A Texas federal district judge on Friday, Dec. 14, 2018, held that the individual mandate was unconstitutional, and the remainder of the ACA was invalid and unenforceable in Texas v U.S. The court reasoned that without the individual mandate tax penalty, which was reduced to zero effective Jan. 1, 2019, under the Tax Cuts and Jobs Act (TCJA), the individual mandate was now unconstitutional based on the Supreme Court’s ruling in NFIB v. Sebelius. Further, because the individual mandate was so essential to the ACA working as originally intended, the court also held that it could not be severed, and the entire law was invalid.
Despite this newsworthy ruling, the ACA remains the law for now. The district court’s ruling does not prohibit the federal government from enforcing the ACA, and Trump administration officials, including the White House Press Secretary and Director of the Centers for Medicare and Medicaid Services (CMS) have publicly stated that the ACA will remain intact as any litigation in the case proceeds.
Then, on Dec. 16, two days after the original ruling, the district court issued a scheduling order requesting that the parties meet and propose a schedule for resolving the remaining claims by the plaintiff by Jan. 4, 2019. Given this scheduling order and the expectation that the Democratic attorneys general from 16 states and the District of Columbia, who were allowed to intervene in this case, will appeal the court’s decision, we are likely to have a clearer picture of the timeline for this case in the next few weeks.
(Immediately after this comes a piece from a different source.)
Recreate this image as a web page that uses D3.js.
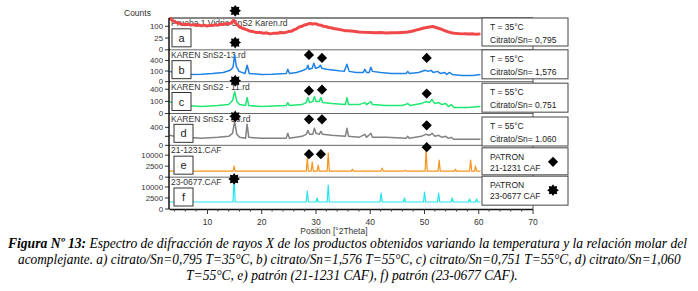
<!DOCTYPE html>
<html>
<head>
<meta charset="utf-8">
<script src="https://cdn.jsdelivr.net/npm/d3@7"></script>
<style>
  body { margin: 0; background: #fff; }
  svg { display: block; }
</style>
</head>
<body>
<div id="chart"></div>
<script>
const width = 698, height = 291;
const sans = "Liberation Sans, Arial, sans-serif";

/// data: [°2Theta, counts]
const letters = ["a", "b", "c", "d", "e", "f"];
const scanNames = ["Prueba 1 Vidrio SnS2 Karen.rd", "KAREN SnS2-13.rd", "KAREN SnS2 - 11.rd",
                   "KAREN SnS2 - 10.rd", "21-1231.CAF", "23-0677.CAF"];
const boxLine1 = ["T = 35°C", "T = 55°C", "T = 55°C", "T = 55°C", "PATRON", "PATRON"];
const boxLine2 = ["Citrato/Sn= 0,795", "Citrato/Sn= 1,576", "Citrato/Sn= 0.751",
                  "Citrato/Sn= 1.060", "21-1231 CAF", "23-0677 CAF"];
const yMax = [183, 900, 690, 1250, 20900, 20900];
const yTicks = [[0, 25, 100], [0, 100, 400], [0, 100, 400], [0, 100, 400], [0, 2500, 10000], [0, 2500, 10000]];
const yTickLabels = [["0", "25", "100"], ["0", "100", "400"], ["0", "100", "400"], ["0", "", "400"],
                     ["0", "2500", "10000"], ["0", "2500", "10000"]];
const xTicks = [10, 20, 30, 40, 50, 60, 70];

const seriesA = [[3.1,185],[3.4,168],[3.8,150],[4.1,142],[4.6,130],[5,126],[5.5,118],[6,113],[6.5,119],[7,110],
  [7.5,115],[8,106],[8.5,112],[9,104],[9.5,110],[10,102],[10.5,108],[11,106],[11.5,113],[12,110],[12.5,118],
  [13,116],[13.5,124],[14,122],[14.5,130],[14.9,158],[15.3,128],[15.7,108],[16.1,92],[16.6,84],[17,78],
  [17.5,70],[18,62],[18.5,60],[19,55],[19.8,54],[20.5,50],[21,52],[21.6,46],[22.2,49],[23,50],[23.5,54],
  [24.2,52],[25,60],[25.5,62],[26,72],[26.5,80],[27,94],[27.5,100],[28,112],[28.5,118],[29,126],[29.5,120],
  [30,124],[30.5,114],[31,110],[31.5,100],[32,96],[32.5,90],[33,86],[33.6,80],[34.2,76],[35,70],[35.5,66],
  [36,65],[37,62],[38,58],[39,56],[40,55],[41,52],[42,54],[43,51],[44,53],[45,52],[46,55],[47,58],[48,64],
  [48.5,70],[49,74],[49.5,80],[50,86],[50.5,90],[51,94],[51.6,98],[52.2,90],[52.8,82],[53.4,74],[54,64],
  [54.5,58],[55,53],[55.6,50],[56.2,48],[57,46],[57.6,47],[58.2,45],[59,46],[59.6,44],[60.4,46]];

const seriesB = [[3.1,94],[4,76],[5,60],[7,46],[9,50],[11,60],[13,76],[14.3,114],[14.8,185],[15.1,637],
  [15.4,212],[15.9,94],[17,60],[17.4,241],[17.8,60],[20,46],[22,50],[24.6,60],[24.9,136],[25.2,60],
  [26.5,76],[27.8,114],[28.4,159],[28.6,241],[28.8,136],[29.4,159],[29.7,305],[30,159],[30.6,185],
  [30.9,241],[31.2,159],[32,136],[33.5,114],[35.3,94],[35.8,272],[36.2,94],[37.5,76],[38.8,76],[39.1,136],
  [39.4,76],[39.9,76],[40.2,185],[40.5,94],[42,76],[44,60],[46.7,60],[47,94],[47.3,60],[49,76],[50.2,114],
  [50.8,94],[51.3,114],[51.7,76],[52.5,94],[53,60],[53.8,76],[54.2,46],[54.7,76],[55.2,46],[57,34],
  [59,34],[60.4,46]];

const seriesC = [[3.1,97],[4,67],[6,43],[9,33],[12,43],[14,54],[14.7,114],[15.1,325],[15.5,97],[16,54],
  [17.1,43],[17.4,172],[17.7,43],[20,33],[24.6,43],[24.9,81],[25.2,43],[27.5,54],[28.3,81],[28.6,172],
  [28.9,81],[29.5,97],[29.8,194],[30.1,97],[30.7,97],[31,172],[31.3,81],[33,67],[35.5,54],[35.8,172],
  [36.1,54],[38,54],[39.1,81],[39.4,54],[40.2,97],[40.5,54],[43,43],[46,43],[47,67],[47.4,43],[49.5,67],
  [50.3,97],[51,81],[51.5,132],[52,67],[52.7,81],[53.3,54],[54,67],[54.5,33],[55,54],[55.5,24],[58,24],
  [60.4,33]];

const seriesD = [[3.1,123],[4,100],[6,79],[9,60],[12,79],[14,100],[14.7,178],[15.1,711],[15.5,149],
  [16,79],[17.1,60],[17.4,544],[17.7,79],[20,60],[24.6,60],[24.9,178],[25.2,60],[27.5,100],[28.3,149],
  [28.6,278],[28.9,149],[29.5,149],[29.8,357],[30.1,178],[30.7,149],[31,242],[31.3,149],[33,123],
  [35.5,100],[35.8,357],[36.1,100],[38,79],[39.1,149],[39.4,79],[40.2,178],[40.5,79],[43,79],[46.7,60],
  [47,100],[47.3,60],[49.5,100],[50.3,149],[51,123],[51.5,178],[52,100],[52.7,123],[53.3,79],[54,100],
  [54.5,60],[55,79],[55.5,44],[58,44],[60.4,44]];

const seriesE = [[3.1,744],[14.8,744],[15,2500],[15.2,744],[28.3,744],[28.5,7460],[28.7,744],[29.2,744],
  [29.4,4650],[29.6,744],[30.3,744],[30.5,2975],[30.7,744],[32.15,744],[32.35,11900],[32.55,744],
  [36.6,744],[36.8,1320],[37,744],[42.1,744],[42.3,1670],[42.5,744],[46.4,744],[46.6,1012],[46.8,744],
  [50.2,744],[50.4,15000],[50.6,744],[52.6,744],[52.8,5970],[53,744],[55.6,744],[55.8,1320],[56,744],
  [58.4,744],[58.6,5970],[58.8,744],[59.3,744],[59.5,2500],[59.7,744],[60.4,744]];

const seriesF = [[3.1,1012],[14.8,1012],[15,21150],[15.2,1012],[28.3,1012],[28.5,6690],[28.7,1012],
  [30.1,1012],[30.3,2500],[30.5,1012],[32.15,1012],[32.35,11900],[32.55,1012],[41.9,1012],[42.1,5290],
  [42.3,1012],[46.2,1012],[46.4,2500],[46.6,1012],[49.9,1012],[50.1,5970],[50.3,1012],[52.5,1012],
  [52.7,5290],[52.9,1012],[55,1012],[55.2,2500],[55.4,1012],[58.2,1012],[58.4,2070],[58.6,1012],
  [59.5,1012],[59.7,2070],[59.9,1012],[60.4,1012]];

const allSeries = [seriesA, seriesB, seriesC, seriesD, seriesE, seriesF];
const colors = ["#f04848", "#1f83e6", "#1ee872", "#828282", "#f7941d", "#22e6ee"];

// phase markers: panel index, kind, °2Theta, counts
const markers = [
  [0, "star", 15.2, 275],
  [1, "star", 15.2, 1360], [1, "diamond", 28.8, 637], [1, "diamond", 31.2, 499], [1, "diamond", 50.5, 499],
  [2, "star", 15.2, 730], [2, "diamond", 28.8, 355], [2, "diamond", 31.2, 387], [2, "diamond", 50.5, 269],
  [3, "star", 15.2, 1038], [3, "diamond", 28.8, 835], [3, "diamond", 31.2, 835], [3, "diamond", 50.5, 494],
  [4, "diamond", 28.8, 10900], [4, "diamond", 31.0, 10900], [4, "diamond", 50.5, 18600],
  [5, "star", 15.0, 18600]
];
const boxMarkers = ["", "", "", "", "diamond", "star"];

const captionLines = [
  [["Figura Nº 13:", true], [" Espectro de difracción de rayos X de los productos obtenidos variando la temperatura y la relación molar del", false]],
  [["acomplejante. a) citrato/Sn=0,795 T=35°C, b) citrato/Sn=1,576 T=55°C, c) citrato/Sn=0,751 T=55°C, d) citrato/Sn=1,060", false]],
  [["T=55°C, e) patrón (21-1231 CAF), f) patrón (23-0677 CAF).", false]]
];

/// layout
const plotLeft = 169, plotRight = 533, plotTop = 18, plotBottom = 209;
const svg = d3.select("#chart").append("svg")
  .attr("width", width).attr("height", height)
  .style("background", "#fff")
  .style("font-family", sans);

const x = d3.scaleLinear().domain([3, 70]).range([plotLeft, 532.5]);
const band = d3.scaleBand().domain(letters).range([plotTop, plotBottom]);
const yScales = letters.map((l, i) =>
  d3.scaleSqrt().domain([0, yMax[i]]).range([band(l) + band.bandwidth(), band(l)]));

// 8 point burst for the 23-0677 phase
const symbolBurst = {
  draw(context, size) {
    const r = Math.sqrt(size) * 0.62, ri = r * 0.68;
    for (let i = 0; i < 16; i++) {
      const a = Math.PI * i / 8, rr = i % 2 ? ri : r;
      const px = Math.sin(a) * rr, py = -Math.cos(a) * rr;
      i ? context.lineTo(px, py) : context.moveTo(px, py);
    }
    context.closePath();
  }
};
const markerPath = kind => kind === "star"
  ? d3.symbol(symbolBurst, 90)()
  : d3.symbol(d3.symbolSquare, 52)();
const markerRot = kind => kind === "star" ? 0 : 45;

/// frame
const frame = svg.append("g");
letters.forEach((l, i) => {
  frame.append("line")
    .attr("x1", plotLeft).attr("x2", plotRight)
    .attr("y1", band(l)).attr("y2", band(l))
    .attr("stroke", i === 0 ? "#111" : "#666").attr("stroke-width", 1);
});
frame.append("line").attr("x1", plotRight).attr("x2", plotRight).attr("y1", plotTop).attr("y2", plotBottom)
  .attr("stroke", "#555");

/// scan names (drawn under the traces)
svg.append("g").selectAll("text")
  .data(letters)
  .join("text")
    .attr("x", plotLeft + 2)
    .attr("y", l => band(l) + 8)
    .attr("font-size", 8.5)
    .attr("fill", "#333")
    .text((l, i) => scanNames[i]);

/// traces
const lineGen = i => d3.line().x(d => x(d[0])).y(d => yScales[i](d[1]));
svg.append("g").selectAll("path")
  .data(allSeries)
  .join("path")
    .attr("d", (d, i) => lineGen(i)(d))
    .attr("fill", "none")
    .attr("stroke", (d, i) => colors[i])
    .attr("stroke-width", (d, i) => i === 0 ? 3 : (i >= 4 ? 1.2 : 1.5))
    .attr("stroke-linejoin", "round");

/// y axes per panel
const yAxis = svg.append("g");
letters.forEach((l, i) => {
  const g = yAxis.append("g");
  yTicks[i].forEach((t, j) => {
    const yy = yScales[i](t);
    g.append("line").attr("x1", plotLeft - 4).attr("x2", plotLeft).attr("y1", yy).attr("y2", yy)
      .attr("stroke", "#333");
    g.append("text").attr("x", plotLeft - 6).attr("y", yy).attr("dy", "0.33em")
      .attr("text-anchor", "end").attr("font-size", 7.8).attr("fill", "#333")
      .text(yTickLabels[i][j]);
  });
});
svg.append("line").attr("x1", plotLeft).attr("x2", plotLeft).attr("y1", plotTop).attr("y2", plotBottom)
  .attr("stroke", "#111").attr("stroke-width", 1.5);
svg.append("text").attr("x", 124).attr("y", 16).attr("font-size", 8.5).attr("fill", "#333").text("Counts");

/// x axis
const xAxis = svg.append("g").attr("transform", `translate(0,${plotBottom})`)
  .call(d3.axisBottom(x).tickValues(xTicks).tickSize(5).tickSizeOuter(0));
xAxis.select(".domain").attr("stroke", "#111").attr("stroke-width", 1.5);
xAxis.selectAll(".tick line").attr("stroke", "#333");
xAxis.selectAll(".tick text").attr("font-size", 8.5).attr("fill", "#333")
  .attr("font-family", sans).attr("dy", "0.9em");
xAxis.append("g").selectAll("line")
  .data(d3.range(4, 70, 2).filter(v => v % 10 !== 0))
  .join("line")
    .attr("x1", d => x(d)).attr("x2", d => x(d)).attr("y1", 0).attr("y2", 2.5)
    .attr("stroke", "#333");
svg.append("text").attr("x", x(33.4)).attr("y", 234).attr("text-anchor", "middle")
  .attr("font-size", 8.5).attr("fill", "#333").text("Position [°2Theta]");

/// letter boxes
const letterG = svg.append("g").selectAll("g")
  .data(letters)
  .join("g")
    .attr("transform", (l, i) => `translate(${i < 3 ? 172 : 174},${band(l) + band.bandwidth() - 21})`);
letterG.append("rect").attr("width", 19).attr("height", 18)
  .attr("fill", "#fff").attr("stroke", "#333");
letterG.append("text").attr("x", 9.5).attr("y", 13).attr("text-anchor", "middle")
  .attr("font-size", 11).attr("fill", "#222").text(l => l);

/// phase markers
svg.append("g").selectAll("path")
  .data(markers)
  .join("path")
    .attr("d", d => markerPath(d[1]))
    .attr("transform", d => `translate(${x(d[2])},${yScales[d[0]](d[3])}) rotate(${markerRot(d[1])})`)
    .attr("fill", "#000");

/// condition boxes on the right
const boxTop = [0, 0, 1.5, 3.5, 2.5, -1];
const boxH = [28, 29, 29, 29, 27, 29];
const condG = svg.append("g").selectAll("g")
  .data(letters)
  .join("g")
    .attr("transform", (l, i) => `translate(482,${band(l) + boxTop[i]})`);
condG.append("rect").attr("width", 86).attr("height", (l, i) => boxH[i])
  .attr("fill", "#fff").attr("stroke", "#444");
condG.append("text").attr("x", 8).attr("y", 12)
  .attr("font-size", 8.5).attr("fill", "#222").text((l, i) => boxLine1[i]);
condG.append("text").attr("x", 8).attr("y", (l, i) => i >= 4 ? 23 : 25)
  .attr("font-size", 8.5).attr("fill", "#222").text((l, i) => boxLine2[i]);
condG.filter((l, i) => boxMarkers[i] !== "")
  .append("path")
    .attr("d", (l) => markerPath(boxMarkers[letters.indexOf(l)]))
    .attr("transform", l => `translate(71,14) rotate(${markerRot(boxMarkers[letters.indexOf(l)])})`)
    .attr("fill", "#000");

/// caption
const capTargets = [[8, 688], [18, 681], [186, 518]];
const capY = [248, 264, 280];
captionLines.forEach((parts, i) => {
  const t = svg.append("text")
    .attr("y", capY[i])
    .style("font-family", "'Liberation Serif', 'Times New Roman', serif")
    .style("font-style", "italic")
    .attr("font-size", 14)
    .attr("fill", "#000");
  parts.forEach(p => t.append("tspan").style("font-weight", p[1] ? "bold" : "normal").text(p[0]));
  const w = t.node().getComputedTextLength();
  const sx = (capTargets[i][1] - capTargets[i][0]) / w;
  t.attr("transform", `translate(${capTargets[i][0]},0) scale(${sx},1)`);
});
</script>
</body>
</html>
Keep in mind as well that a competing lawsuit is also taking place in Maryland. In Maryland v. U.S., the state attorney general has sued the Trump administration in federal district court requesting that the ACA be held constitutional and enforceable, potentially setting the stage for conflicting lower court opinions. The bottom line is that we are likely months from any final decision that could impact consumers.
Given the White House’s position that the ACA remains current law, employers offering group health coverage should continue complying with all applicable ACA requirements. For applicable large employers (ALEs), they are still required to comply with the employer mandate and Form 1094-C and 1095-C reporting provisions. The IRS has been actively enforcing these ALE requirements over the past year, and prudent ALEs wishing to avoid penalty exposure should assume these requirements remain unchanged.
ETC will continue to closely monitor any developments in these cases and bring you the latest information so that you understand the impacts to your business. We appreciate your continued trust and the opportunity to serve you.